One of the most notable rallies in the recent trading days happened on the euro pairs. The EURUSD and EURJPY bounced from their recent lows, and even the EURGBP ended the previous week higher.
The reason for the bid behind the euro is the increase in the vaccination effort as the number of people getting the jab throughout Europe rose drastically at the start of the new quarter. As such, the European Commission’s target of vaccinating over 70% of the adult population by September looks like a plausible target.
But Europe is at risk of another crisis next year. The French Presidential elections are due, and Macron faces a tough rival in Le Pen.
Four years ago, Macron’s election triggered the biggest jump in French spreads in the previous ten years. Pollsters credit Le Pen with 47% chances of becoming the next French president, so the race will be a tight one.

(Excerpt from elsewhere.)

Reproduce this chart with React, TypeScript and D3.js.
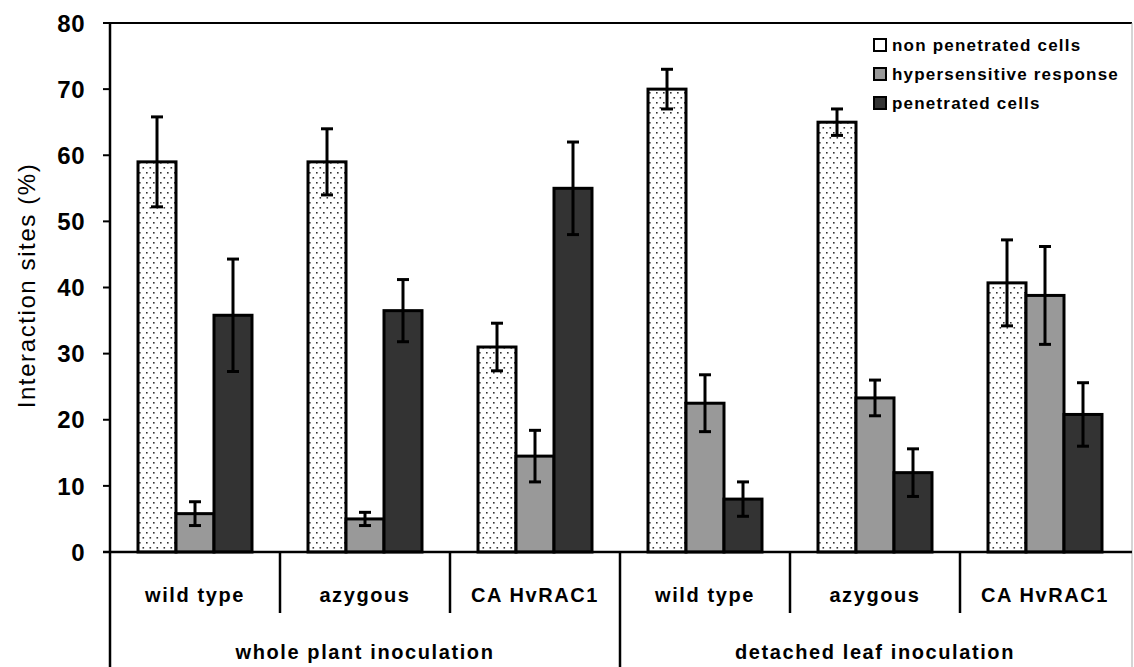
import React from "react";
import { scaleBand, scaleLinear } from "d3";

// categories and groups
const groups = ["whole plant inoculation", "detached leaf inoculation"];
const lines = ["wild type", "azygous", "CA HvRAC1"];
const categories = [
  "wp wild type", "wp azygous", "wp CA HvRAC1",
  "dl wild type", "dl azygous", "dl CA HvRAC1"
];
const series = ["non penetrated cells", "hypersensitive response", "penetrated cells"];
const yTicks = [0, 10, 20, 30, 40, 50, 60, 70, 80];

// values (mean, error)
const nonPenetrated = [59, 59, 31, 70, 65, 40.7];
const nonPenetratedErr = [6.8, 5, 3.6, 3, 2, 6.5];
const hypersensitive = [5.8, 5, 14.5, 22.5, 23.3, 38.8];
const hypersensitiveErr = [1.8, 1, 3.9, 4.3, 2.7, 7.4];
const penetrated = [35.8, 36.5, 55, 8, 12, 20.8];
const penetratedErr = [8.5, 4.7, 7, 2.6, 3.6, 4.8];

const values = [nonPenetrated, hypersensitive, penetrated];
const errors = [nonPenetratedErr, hypersensitiveErr, penetratedErr];
const fills = ["url(#dots)", "#999999", "#333333"];

const W = 1134;
const H = 667;
const left = 110;
const right = 1132;
const top = 23;
const bottom = 552;

function App() {
  const x = scaleBand().domain(categories).range([left, left + 1020]).padding(0);
  const xs = scaleBand().domain(series).range([0, x.bandwidth()]).paddingInner(0).paddingOuter(0.737);
  const y = scaleLinear().domain([0, 80]).range([bottom, top]);
  const font = "'Liberation Sans', Arial, sans-serif";

  return (
    <svg width={W} height={H} style={{ position: "absolute", left: 0, top: 0, background: "#fff" }}>
      <defs>
        <pattern id="dots" width="7" height="10" patternUnits="userSpaceOnUse">
          <rect width="7" height="10" fill="#fff" />
          <rect x="1" y="2" width="1.6" height="1.6" fill="#333" />
          <rect x="4.5" y="7" width="1.6" height="1.6" fill="#333" />
        </pattern>
      </defs>

      {/* plot frame */}
      <line x1={left} x2={right} y1={top} y2={top} stroke="#000" strokeWidth={2} />
      <line x1={right} x2={right} y1={top} y2={H} stroke="#aaa" strokeWidth={1} />

      {/* bars */}
      {categories.map((c, i) => (
        <g key={c} transform={`translate(${x(c)},0)`}>
          {series.map((s, k) => {
            const v = values[k][i];
            const e = errors[k][i];
            const bx = xs(s)!;
            const cx = bx + xs.bandwidth() / 2;
            return (
              <g key={s}>
                <rect x={bx} y={y(v)} width={xs.bandwidth()} height={y(0) - y(v)}
                  fill={fills[k]} stroke="#000" strokeWidth={3} />
                <line x1={cx} x2={cx} y1={y(v + e)} y2={y(v - e)} stroke="#000" strokeWidth={3} />
                <line x1={cx - 6} x2={cx + 6} y1={y(v + e)} y2={y(v + e)} stroke="#000" strokeWidth={3} />
                <line x1={cx - 6} x2={cx + 6} y1={y(v - e)} y2={y(v - e)} stroke="#000" strokeWidth={3} />
              </g>
            );
          })}
        </g>
      ))}

      {/* y axis */}
      <line x1={left} x2={left} y1={top} y2={H} stroke="#000" strokeWidth={2.5} />
      {yTicks.map((t) => (
        <g key={t}>
          <line x1={left - 7} x2={left} y1={y(t)} y2={y(t)} stroke="#000" strokeWidth={2} />
          <text x={85} y={y(t)} dy="0.36em" textAnchor="end" fontFamily={font}
            fontWeight="bold" fontSize={24} letterSpacing={0.5}>{t}</text>
        </g>
      ))}
      <text transform={`translate(35,${(top + bottom) / 2 - 2}) rotate(-90)`} textAnchor="middle"
        fontFamily={font} fontSize={24} letterSpacing={1.6}>Interaction sites (%)</text>

      {/* x axis */}
      <line x1={left - 7} x2={right} y1={bottom} y2={bottom} stroke="#000" strokeWidth={2.5} />
      {categories.map((c, i) => (
        <g key={c}>
          {i % 3 !== 0 && (
            <line x1={x(c)} x2={x(c)} y1={bottom} y2={613} stroke="#000" strokeWidth={2.5} />
          )}
          <text x={x(c)! + x.bandwidth() / 2} y={602} textAnchor="middle" fontFamily={font}
            fontWeight="bold" fontSize={20} letterSpacing={1.6}>{lines[i % 3]}</text>
        </g>
      ))}
      {groups.map((g, j) => {
        const x0 = x(categories[j * 3])!;
        const x1 = x(categories[j * 3 + 2])! + x.bandwidth();
        return (
          <g key={g}>
            {j > 0 && <line x1={x0} x2={x0} y1={bottom} y2={H} stroke="#000" strokeWidth={2.5} />}
            <text x={(x0 + x1) / 2} y={659} textAnchor="middle" fontFamily={font}
              fontWeight="bold" fontSize={20} letterSpacing={1.6}>{g}</text>
          </g>
        );
      })}

      {/* legend */}
      {series.map((s, k) => (
        <g key={s} transform={`translate(874,${45 + k * 29})`}>
          <rect x={0} y={-6} width={12} height={12} fill={k === 0 ? "#fff" : fills[k]}
            stroke="#000" strokeWidth={2} />
          <text x={18} y={0} dy="0.36em" fontFamily={font} fontWeight="bold"
            fontSize={17} letterSpacing={1.2}>{s}</text>
        </g>
      ))}
    </svg>
  );
}

export default App;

Franco-German Pillars Key to Euro’s Stability
The COVID-19 pandemic tested the stability of the European Union once again. The fiasco of buying and delivering vaccines to the population negatively affected the European Commission’s image. As such, the trust in the union and the euro declined accordingly.
However, if the vaccination campaign continues at current levels, the euro should remain well supported on dips. The market already shares the optimism, as the European 5y5y inflation swap has reached the highest level since December 2018. Moreover, equities in Europe outperformed the U.S. peers so far in the trading year.
The danger is that by the time the pandemic ends, the French elections will turn investors away from the euro. When Macron won in 2017, the euro pairs gapped higher at the opening, in a positive sign for Europe. If the race remains as tight as the polls suggest right now, long-term investors may choose to divert their funds from the euro as the Franco-German pillar of stability is threatened.
Financial markets celebrated Donald Trump’s departure, but Europe might just be a year away from having its own Trump inside the union. Weakened by Britain’s departure and the COVID-19 pandemic, the European Union may come under severe pressure should Macron lose.
And so might its common currency, the euro.